■ **PROBLEM DETAILS**:
Set down the full listing exactly as given. Any pictures are to be left out.

■ **COLLECTED MATERIAL**:
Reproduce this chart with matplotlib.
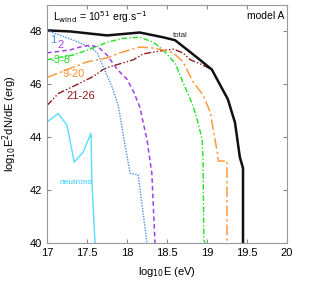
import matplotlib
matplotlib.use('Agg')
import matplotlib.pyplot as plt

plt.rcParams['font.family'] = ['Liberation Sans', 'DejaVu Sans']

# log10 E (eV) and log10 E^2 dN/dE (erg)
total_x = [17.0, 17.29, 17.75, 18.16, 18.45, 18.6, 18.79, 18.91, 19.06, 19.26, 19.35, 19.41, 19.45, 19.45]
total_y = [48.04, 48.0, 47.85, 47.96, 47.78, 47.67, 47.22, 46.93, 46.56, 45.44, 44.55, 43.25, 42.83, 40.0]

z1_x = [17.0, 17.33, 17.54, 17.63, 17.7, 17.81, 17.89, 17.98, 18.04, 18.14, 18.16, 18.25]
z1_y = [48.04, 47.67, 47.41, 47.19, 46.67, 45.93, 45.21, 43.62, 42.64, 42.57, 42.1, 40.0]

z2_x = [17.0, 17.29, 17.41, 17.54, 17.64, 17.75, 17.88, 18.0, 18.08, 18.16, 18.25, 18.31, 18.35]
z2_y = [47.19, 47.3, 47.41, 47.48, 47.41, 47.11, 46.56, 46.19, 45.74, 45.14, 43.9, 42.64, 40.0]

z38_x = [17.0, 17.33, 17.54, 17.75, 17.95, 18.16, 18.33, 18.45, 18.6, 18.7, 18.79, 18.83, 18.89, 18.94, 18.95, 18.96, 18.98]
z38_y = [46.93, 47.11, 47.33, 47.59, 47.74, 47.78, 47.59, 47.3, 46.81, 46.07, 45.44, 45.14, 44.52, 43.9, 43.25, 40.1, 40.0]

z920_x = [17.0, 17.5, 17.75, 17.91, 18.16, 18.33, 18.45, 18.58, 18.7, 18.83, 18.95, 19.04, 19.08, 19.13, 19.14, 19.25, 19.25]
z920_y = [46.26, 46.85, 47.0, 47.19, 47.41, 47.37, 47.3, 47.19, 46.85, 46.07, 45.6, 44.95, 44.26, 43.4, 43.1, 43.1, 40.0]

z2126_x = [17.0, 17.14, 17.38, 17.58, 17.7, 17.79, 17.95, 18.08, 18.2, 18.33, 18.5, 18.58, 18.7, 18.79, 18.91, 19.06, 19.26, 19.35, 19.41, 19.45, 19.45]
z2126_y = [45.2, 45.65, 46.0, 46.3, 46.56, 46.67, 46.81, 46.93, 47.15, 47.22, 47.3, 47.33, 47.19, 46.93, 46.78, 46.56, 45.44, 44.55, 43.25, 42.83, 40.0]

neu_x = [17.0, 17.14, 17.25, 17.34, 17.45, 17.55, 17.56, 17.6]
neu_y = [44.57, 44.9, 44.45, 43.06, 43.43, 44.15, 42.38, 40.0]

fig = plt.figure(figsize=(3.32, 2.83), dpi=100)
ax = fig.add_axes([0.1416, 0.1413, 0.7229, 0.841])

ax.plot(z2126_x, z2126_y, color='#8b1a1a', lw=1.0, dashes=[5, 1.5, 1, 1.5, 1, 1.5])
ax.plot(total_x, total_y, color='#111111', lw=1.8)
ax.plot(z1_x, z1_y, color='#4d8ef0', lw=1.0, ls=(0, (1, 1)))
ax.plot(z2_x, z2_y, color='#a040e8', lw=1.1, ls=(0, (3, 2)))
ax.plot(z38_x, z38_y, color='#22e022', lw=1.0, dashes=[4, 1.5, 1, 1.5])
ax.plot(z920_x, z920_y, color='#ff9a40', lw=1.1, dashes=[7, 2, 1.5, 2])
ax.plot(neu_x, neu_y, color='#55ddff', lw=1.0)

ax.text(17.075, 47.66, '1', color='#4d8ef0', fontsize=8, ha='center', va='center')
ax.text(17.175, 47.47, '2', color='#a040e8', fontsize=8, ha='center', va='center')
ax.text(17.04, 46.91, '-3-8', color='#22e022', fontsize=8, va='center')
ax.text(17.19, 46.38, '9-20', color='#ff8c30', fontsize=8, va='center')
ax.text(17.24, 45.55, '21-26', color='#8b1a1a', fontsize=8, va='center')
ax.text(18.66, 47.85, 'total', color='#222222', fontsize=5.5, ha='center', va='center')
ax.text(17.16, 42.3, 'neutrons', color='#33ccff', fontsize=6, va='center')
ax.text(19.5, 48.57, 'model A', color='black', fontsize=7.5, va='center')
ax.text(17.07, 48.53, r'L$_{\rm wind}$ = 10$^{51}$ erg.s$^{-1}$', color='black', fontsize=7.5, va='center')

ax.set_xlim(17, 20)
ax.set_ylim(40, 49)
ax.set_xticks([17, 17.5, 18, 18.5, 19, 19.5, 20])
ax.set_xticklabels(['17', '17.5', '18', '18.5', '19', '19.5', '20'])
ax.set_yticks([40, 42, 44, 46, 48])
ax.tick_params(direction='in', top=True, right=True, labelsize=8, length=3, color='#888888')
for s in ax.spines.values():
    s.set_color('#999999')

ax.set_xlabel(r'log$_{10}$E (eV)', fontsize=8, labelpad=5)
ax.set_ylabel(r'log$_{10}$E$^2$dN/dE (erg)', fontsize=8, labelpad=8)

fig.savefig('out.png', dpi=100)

■ **EXERCISE RESPONSE**:
Reproduce this chart with matplotlib.
import matplotlib
matplotlib.use('Agg')
import matplotlib.pyplot as plt

plt.rcParams['font.family'] = ['Liberation Sans', 'DejaVu Sans']

# log10 E (eV) and log10 E^2 dN/dE (erg)
total_x = [17.0, 17.29, 17.75, 18.16, 18.45, 18.6, 18.79, 18.91, 19.06, 19.26, 19.35, 19.41, 19.45, 19.45]
total_y = [48.04, 48.0, 47.85, 47.96, 47.78, 47.67, 47.22, 46.93, 46.56, 45.44, 44.55, 43.25, 42.83, 40.0]

z1_x = [17.0, 17.33, 17.54, 17.63, 17.7, 17.81, 17.89, 17.98, 18.04, 18.14, 18.16, 18.25]
z1_y = [48.04, 47.67, 47.41, 47.19, 46.67, 45.93, 45.21, 43.62, 42.64, 42.57, 42.1, 40.0]

z2_x = [17.0, 17.29, 17.41, 17.54, 17.64, 17.75, 17.88, 18.0, 18.08, 18.16, 18.25, 18.31, 18.35]
z2_y = [47.19, 47.3, 47.41, 47.48, 47.41, 47.11, 46.56, 46.19, 45.74, 45.14, 43.9, 42.64, 40.0]

z38_x = [17.0, 17.33, 17.54, 17.75, 17.95, 18.16, 18.33, 18.45, 18.6, 18.7, 18.79, 18.83, 18.89, 18.94, 18.95, 18.96, 18.98]
z38_y = [46.93, 47.11, 47.33, 47.59, 47.74, 47.78, 47.59, 47.3, 46.81, 46.07, 45.44, 45.14, 44.52, 43.9, 43.25, 40.1, 40.0]

z920_x = [17.0, 17.5, 17.75, 17.91, 18.16, 18.33, 18.45, 18.58, 18.7, 18.83, 18.95, 19.04, 19.08, 19.13, 19.14, 19.25, 19.25]
z920_y = [46.26, 46.85, 47.0, 47.19, 47.41, 47.37, 47.3, 47.19, 46.85, 46.07, 45.6, 44.95, 44.26, 43.4, 43.1, 43.1, 40.0]

z2126_x = [17.0, 17.14, 17.38, 17.58, 17.7, 17.79, 17.95, 18.08, 18.2, 18.33, 18.5, 18.58, 18.7, 18.79, 18.91, 19.06, 19.26, 19.35, 19.41, 19.45, 19.45]
z2126_y = [45.2, 45.65, 46.0, 46.3, 46.56, 46.67, 46.81, 46.93, 47.15, 47.22, 47.3, 47.33, 47.19, 46.93, 46.78, 46.56, 45.44, 44.55, 43.25, 42.83, 40.0]

neu_x = [17.0, 17.14, 17.25, 17.34, 17.45, 17.55, 17.56, 17.6]
neu_y = [44.57, 44.9, 44.45, 43.06, 43.43, 44.15, 42.38, 40.0]

fig = plt.figure(figsize=(3.32, 2.83), dpi=100)
ax = fig.add_axes([0.1416, 0.1413, 0.7229, 0.841])

ax.plot(z2126_x, z2126_y, color='#8b1a1a', lw=1.0, dashes=[5, 1.5, 1, 1.5, 1, 1.5])
ax.plot(total_x, total_y, color='#111111', lw=1.8)
ax.plot(z1_x, z1_y, color='#4d8ef0', lw=1.0, ls=(0, (1, 1)))
ax.plot(z2_x, z2_y, color='#a040e8', lw=1.1, ls=(0, (3, 2)))
ax.plot(z38_x, z38_y, color='#22e022', lw=1.0, dashes=[4, 1.5, 1, 1.5])
ax.plot(z920_x, z920_y, color='#ff9a40', lw=1.1, dashes=[7, 2, 1.5, 2])
ax.plot(neu_x, neu_y, color='#55ddff', lw=1.0)

ax.text(17.075, 47.66, '1', color='#4d8ef0', fontsize=8, ha='center', va='center')
ax.text(17.175, 47.47, '2', color='#a040e8', fontsize=8, ha='center', va='center')
ax.text(17.04, 46.91, '-3-8', color='#22e022', fontsize=8, va='center')
ax.text(17.19, 46.38, '9-20', color='#ff8c30', fontsize=8, va='center')
ax.text(17.24, 45.55, '21-26', color='#8b1a1a', fontsize=8, va='center')
ax.text(18.66, 47.85, 'total', color='#222222', fontsize=5.5, ha='center', va='center')
ax.text(17.16, 42.3, 'neutrons', color='#33ccff', fontsize=6, va='center')
ax.text(19.5, 48.57, 'model A', color='black', fontsize=7.5, va='center')
ax.text(17.07, 48.53, r'L$_{\rm wind}$ = 10$^{51}$ erg.s$^{-1}$', color='black', fontsize=7.5, va='center')

ax.set_xlim(17, 20)
ax.set_ylim(40, 49)
ax.set_xticks([17, 17.5, 18, 18.5, 19, 19.5, 20])
ax.set_xticklabels(['17', '17.5', '18', '18.5', '19', '19.5', '20'])
ax.set_yticks([40, 42, 44, 46, 48])
ax.tick_params(direction='in', top=True, right=True, labelsize=8, length=3, color='#888888')
for s in ax.spines.values():
    s.set_color('#999999')

ax.set_xlabel(r'log$_{10}$E (eV)', fontsize=8, labelpad=5)
ax.set_ylabel(r'log$_{10}$E$^2$dN/dE (erg)', fontsize=8, labelpad=8)

fig.savefig('out.png', dpi=100)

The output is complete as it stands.